WHAT YOU NEED TO DO — Return each line of the listing below, unchanged, and omit the images.

....

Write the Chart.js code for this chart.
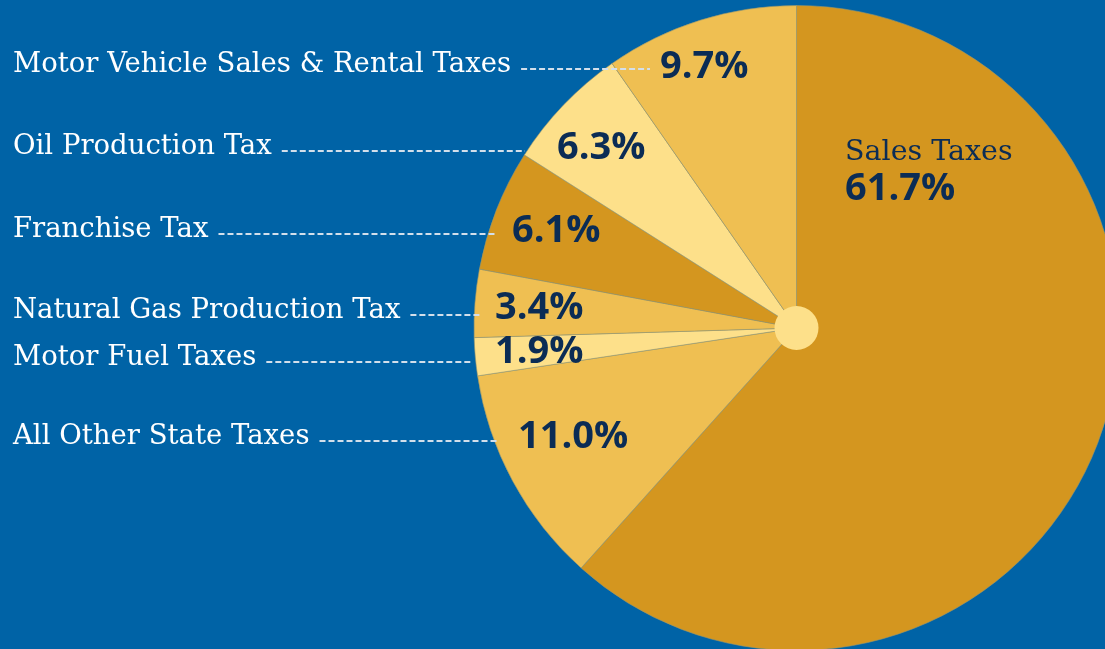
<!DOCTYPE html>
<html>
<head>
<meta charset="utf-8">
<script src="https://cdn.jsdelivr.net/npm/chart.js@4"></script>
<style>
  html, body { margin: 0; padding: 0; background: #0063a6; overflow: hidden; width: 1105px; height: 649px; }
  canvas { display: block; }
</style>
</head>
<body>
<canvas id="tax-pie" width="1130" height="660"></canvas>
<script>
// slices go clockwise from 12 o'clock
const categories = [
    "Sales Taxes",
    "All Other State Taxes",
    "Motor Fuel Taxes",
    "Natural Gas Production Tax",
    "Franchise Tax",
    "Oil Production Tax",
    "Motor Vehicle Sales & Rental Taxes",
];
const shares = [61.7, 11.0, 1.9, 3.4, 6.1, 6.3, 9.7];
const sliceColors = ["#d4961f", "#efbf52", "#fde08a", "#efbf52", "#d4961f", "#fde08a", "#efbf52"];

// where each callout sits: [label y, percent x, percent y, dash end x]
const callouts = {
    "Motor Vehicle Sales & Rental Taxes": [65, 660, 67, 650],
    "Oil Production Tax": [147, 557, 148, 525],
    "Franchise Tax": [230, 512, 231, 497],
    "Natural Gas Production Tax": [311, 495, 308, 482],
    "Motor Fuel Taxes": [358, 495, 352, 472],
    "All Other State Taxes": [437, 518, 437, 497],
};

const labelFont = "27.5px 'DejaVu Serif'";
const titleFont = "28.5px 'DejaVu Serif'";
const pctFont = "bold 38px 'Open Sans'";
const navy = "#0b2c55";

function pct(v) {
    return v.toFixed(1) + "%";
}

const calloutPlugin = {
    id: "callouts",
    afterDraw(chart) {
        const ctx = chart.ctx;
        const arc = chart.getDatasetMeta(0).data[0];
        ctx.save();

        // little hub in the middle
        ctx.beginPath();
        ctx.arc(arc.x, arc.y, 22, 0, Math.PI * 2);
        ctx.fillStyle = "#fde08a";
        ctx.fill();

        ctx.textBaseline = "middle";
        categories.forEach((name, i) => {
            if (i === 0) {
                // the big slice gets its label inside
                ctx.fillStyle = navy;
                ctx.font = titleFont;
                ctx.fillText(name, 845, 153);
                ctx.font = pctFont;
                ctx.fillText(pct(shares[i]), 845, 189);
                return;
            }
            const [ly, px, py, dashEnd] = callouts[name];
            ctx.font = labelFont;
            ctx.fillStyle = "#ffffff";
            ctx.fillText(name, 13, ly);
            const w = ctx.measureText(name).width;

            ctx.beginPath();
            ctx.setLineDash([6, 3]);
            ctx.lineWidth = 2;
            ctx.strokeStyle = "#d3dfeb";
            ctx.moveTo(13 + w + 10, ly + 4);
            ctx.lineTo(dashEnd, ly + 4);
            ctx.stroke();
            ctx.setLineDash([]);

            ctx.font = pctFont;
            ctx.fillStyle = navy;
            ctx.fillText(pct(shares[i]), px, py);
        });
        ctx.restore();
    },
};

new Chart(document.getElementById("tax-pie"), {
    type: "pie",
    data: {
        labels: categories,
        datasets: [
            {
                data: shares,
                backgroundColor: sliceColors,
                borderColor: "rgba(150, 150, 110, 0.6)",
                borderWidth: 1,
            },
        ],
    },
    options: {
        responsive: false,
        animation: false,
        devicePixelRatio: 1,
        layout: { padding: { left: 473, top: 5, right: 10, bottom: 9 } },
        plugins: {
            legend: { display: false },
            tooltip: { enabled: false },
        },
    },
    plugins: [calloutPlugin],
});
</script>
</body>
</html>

....

SOLUTION FOR THIS PROBLEM —
Write the Chart.js code for this chart.
<!DOCTYPE html>
<html>
<head>
<meta charset="utf-8">
<script src="https://cdn.jsdelivr.net/npm/chart.js@4"></script>
<style>
  html, body { margin: 0; padding: 0; background: #0063a6; overflow: hidden; width: 1105px; height: 649px; }
  canvas { display: block; }
</style>
</head>
<body>
<canvas id="tax-pie" width="1130" height="660"></canvas>
<script>
// slices go clockwise from 12 o'clock
const categories = [
    "Sales Taxes",
    "All Other State Taxes",
    "Motor Fuel Taxes",
    "Natural Gas Production Tax",
    "Franchise Tax",
    "Oil Production Tax",
    "Motor Vehicle Sales & Rental Taxes",
];
const shares = [61.7, 11.0, 1.9, 3.4, 6.1, 6.3, 9.7];
const sliceColors = ["#d4961f", "#efbf52", "#fde08a", "#efbf52", "#d4961f", "#fde08a", "#efbf52"];

// where each callout sits: [label y, percent x, percent y, dash end x]
const callouts = {
    "Motor Vehicle Sales & Rental Taxes": [65, 660, 67, 650],
    "Oil Production Tax": [147, 557, 148, 525],
    "Franchise Tax": [230, 512, 231, 497],
    "Natural Gas Production Tax": [311, 495, 308, 482],
    "Motor Fuel Taxes": [358, 495, 352, 472],
    "All Other State Taxes": [437, 518, 437, 497],
};

const labelFont = "27.5px 'DejaVu Serif'";
const titleFont = "28.5px 'DejaVu Serif'";
const pctFont = "bold 38px 'Open Sans'";
const navy = "#0b2c55";

function pct(v) {
    return v.toFixed(1) + "%";
}

const calloutPlugin = {
    id: "callouts",
    afterDraw(chart) {
        const ctx = chart.ctx;
        const arc = chart.getDatasetMeta(0).data[0];
        ctx.save();

        // little hub in the middle
        ctx.beginPath();
        ctx.arc(arc.x, arc.y, 22, 0, Math.PI * 2);
        ctx.fillStyle = "#fde08a";
        ctx.fill();

        ctx.textBaseline = "middle";
        categories.forEach((name, i) => {
            if (i === 0) {
                // the big slice gets its label inside
                ctx.fillStyle = navy;
                ctx.font = titleFont;
                ctx.fillText(name, 845, 153);
                ctx.font = pctFont;
                ctx.fillText(pct(shares[i]), 845, 189);
                return;
            }
            const [ly, px, py, dashEnd] = callouts[name];
            ctx.font = labelFont;
            ctx.fillStyle = "#ffffff";
            ctx.fillText(name, 13, ly);
            const w = ctx.measureText(name).width;

            ctx.beginPath();
            ctx.setLineDash([6, 3]);
            ctx.lineWidth = 2;
            ctx.strokeStyle = "#d3dfeb";
            ctx.moveTo(13 + w + 10, ly + 4);
            ctx.lineTo(dashEnd, ly + 4);
            ctx.stroke();
            ctx.setLineDash([]);

            ctx.font = pctFont;
            ctx.fillStyle = navy;
            ctx.fillText(pct(shares[i]), px, py);
        });
        ctx.restore();
    },
};

new Chart(document.getElementById("tax-pie"), {
    type: "pie",
    data: {
        labels: categories,
        datasets: [
            {
                data: shares,
                backgroundColor: sliceColors,
                borderColor: "rgba(150, 150, 110, 0.6)",
                borderWidth: 1,
            },
        ],
    },
    options: {
        responsive: false,
        animation: false,
        devicePixelRatio: 1,
        layout: { padding: { left: 473, top: 5, right: 10, bottom: 9 } },
        plugins: {
            legend: { display: false },
            tooltip: { enabled: false },
        },
    },
    plugins: [calloutPlugin],
});
</script>
</body>
</html>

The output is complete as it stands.